Sexta-feira, 19 Abril

«Rabo de Peixe» por Paulo Portugal

Em 1998, Joaquim Pinto e Nuno Leonel decidiram passar o fim do ano nos Açores, na localidade de Rabo de Peixe conhecida por ser o repositório da maior coleção de peças de pesca artesanal do arquipélago. Fascinados pelo modo de vida daquela vila piscatória, os realizadores decidem regressar no ano seguinte para captar aquele ambiente num documentário para a televisao do estado. No entanto, houve desentendimentos com o modo como a equipa abordou o tema e foram mesmo convidados a excluir “cenas que davam uma má imagem dos pescadores e da comunidade piscatoria”, acabando por limitar-se a uma única exibição na RTP. Catorze anos mais tarde, já depois da pesca artesanal ter sido substituida pelo modo industrial, uma nova montagem e locução de Rabo de Peixe é selecionada para a secção Fórum do festival de Berlim, onde emerge com toda a sua frescura oferecendo-nos um belíssimo retrato daquela comunidade mais conhecida pelos problemas sociais, como refere a voz de Joaquim Pinto logo no início.

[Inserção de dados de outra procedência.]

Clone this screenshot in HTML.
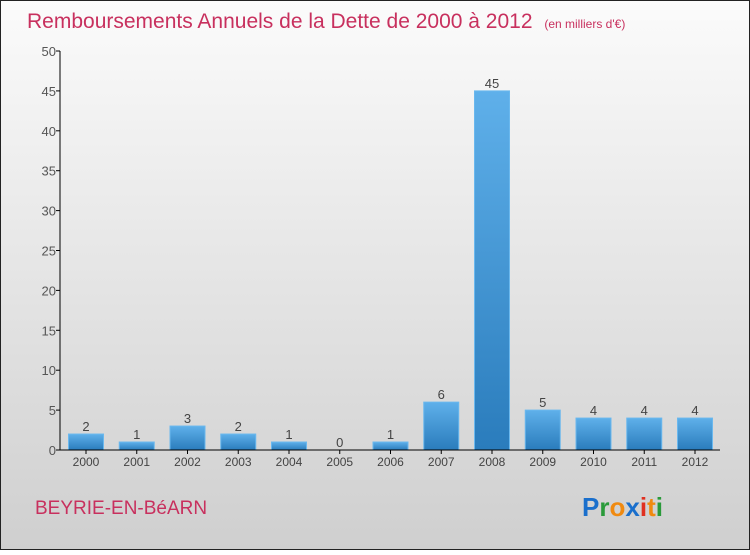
<!DOCTYPE html>
<html><head><meta charset="utf-8"><style>
body{margin:0;width:750px;height:550px;overflow:hidden;font-family:"Liberation Sans",sans-serif;}
</style></head><body>
<svg width="750" height="550" xmlns="http://www.w3.org/2000/svg">
<defs>
<linearGradient id="bg" x1="0" y1="0" x2="0" y2="1"><stop offset="0" stop-color="#fbfbfb"/><stop offset="1" stop-color="#cfcfcf"/></linearGradient>
<linearGradient id="bar" x1="0" y1="0" x2="0" y2="1"><stop offset="0" stop-color="#5fb0ea"/><stop offset="1" stop-color="#2a7cbc"/></linearGradient>
</defs>
<rect x="0.5" y="0.5" width="749" height="549" fill="url(#bg)" stroke="#222"/>
<text x="27" y="28" font-size="21" fill="#c8305e">Remboursements Annuels de la Dette de 2000 à 2012 <tspan font-size="12" dx="6">(en milliers d'€)</tspan></text>
<g id="plot"></g>
<text x="35" y="514" font-size="19" fill="#c8305e">BEYRIE-EN-BéARN</text>
<text x="582" y="516" font-size="26" font-weight="bold"><tspan fill="#1a6fcc">P</tspan><tspan fill="#2a9a3a">r</tspan><tspan fill="#f08a10">o</tspan><tspan fill="#1a6fcc">x</tspan><tspan fill="#e03020">i</tspan><tspan fill="#f08a10">t</tspan><tspan fill="#2a9a3a">i</tspan></text>
</svg>
<script>
const categories=["2000","2001","2002","2003","2004","2005","2006","2007","2008","2009","2010","2011","2012"];
const values=[2,1,3,2,1,0,1,6,45,5,4,4,4];
const yTicks=[0,5,10,15,20,25,30,35,40,45,50];
const NS="http://www.w3.org/2000/svg";
const g=document.getElementById('plot');
const x0=60,x1=720,y0=450,y1=51,yMax=50;
const y=v=>y0-(v/yMax)*(y0-y1);
const step=(x1-x0)/categories.length*0.99;
const xc=i=>86+i*50.75;
function mk(t,a){const e=document.createElementNS(NS,t);for(const k in a)e.setAttribute(k,a[k]);g.appendChild(e);return e;}
yTicks.forEach(t=>{
 const l=mk('line',{x1:x0-4,x2:x0,y1:y(t),y2:y(t),stroke:'#000'});
 
 
 const tx=mk('text',{x:x0-4,y:y(t)+5,'text-anchor':'end','font-size':13,fill:'#555'});tx.textContent=t;
 
 
});
categories.forEach((c,i)=>{
 const v=values[i],h=y0-y(v);
 const r=mk('rect',{x:xc(i)-17.5,y:y(v),width:35,height:h,fill:'url(#bar)',stroke:'#6ab8ee','stroke-width':1});
 
 
 const vl=mk('text',{x:xc(i),y:y(v)-3,'text-anchor':'middle','font-size':13,fill:'#444'});vl.textContent=v;
 
 
 const tk=mk('line',{x1:xc(i),x2:xc(i),y1:y0,y2:y0+4,stroke:'#000'});
 
 
 const xl=mk('text',{x:xc(i),y:y0+16,'text-anchor':'middle','font-size':12,fill:'#444'});xl.textContent=c;
 
 
});
const ya=mk('line',{x1:x0,x2:x0,y1:y1,y2:y0,stroke:'#000'});


const xa=mk('line',{x1:x0,x2:x1,y1:y0,y2:y0,stroke:'#000'});


</script>
</body></html>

Um dos motivos para a decisão de fazer um documentário sobre a vila foi a amizade que estabeleceram com Pedro, um pescador com um irmão gémeo idêntico que passa a ser também uma espécie de referência sobre a jornada deste modo de vida artesanal que dificilmente pode concorrer com a pesca industrial. Partimos então com uma equipa mínima de pescadores para a pesca à linha do espadarte e cavala, percebemos como é possível a pesca a bordo de uma casca de noz no meio da imensidão, ao mesmo tempo que a câmara de Joaquim Ponto nos embrenha na atmosfera da ilha, nos seus hábitos, costumes, mas também das várias histórias e lendas do mar que nos dão também conta do profundo sentido de liberdade. Nesse sentido, Rabo de Peixe partilha uma estranha semelhança com um outro documentário, El Botón de Nácar, do chileno Patricio Guzmán, inspirado a partir de uma rocha milenar contendo no seu interior uma pinga de água para as vicissitudes geográficas deste imenso país com uma costa de mais de 4 mil quilómetros, para históricas se envolver com o seu passado, a sua geografia humana do povo indígena, bem como o destino político de muitos dissidentes políticos.

Rabo de Peixe também é muito mais do que um mero ‘director’s cut‘. Não só por ser virtualmente desconhecido de todos aqueles que não assistiram à passagem única na televisão, mas sobretudo por passar a constituir com o genial E Agora? Lembra-me um díptico onde emerge o fulgor documental de Pinto e Leonel e, sobretudo, um profundo registo pessoal. Nesse sentido, e por Rabo de Peixe assumir também essa vertente pessoal da vida dos próprios realizadores, acaba por assumir-se como uma espécie de prequela de E Agora?, pois dá-nos conta do momento em que Joaquim Pinto e Nuno Leonel decidem passar a viver em Rabo de Peixe, depois já de receberem o cachorro Rufus, que veremos já velhote no filme mais recente; isto, claro, numa altura em que a doença não fazia parte das suas preocupações. Sendo que em ambos perpassa o mesmo fio de profunda intencionalidade cinematográfica e de ligação da realidade com as imagens, com as palavras, com a vida. Genial.

O melhor: A limpidez solar das imagens e da comunidade que vive ligada ao que a água lhe dá e a forma como afeta os realizadores.
O pior: O facto de ter ficado tanto tempo escondido do público.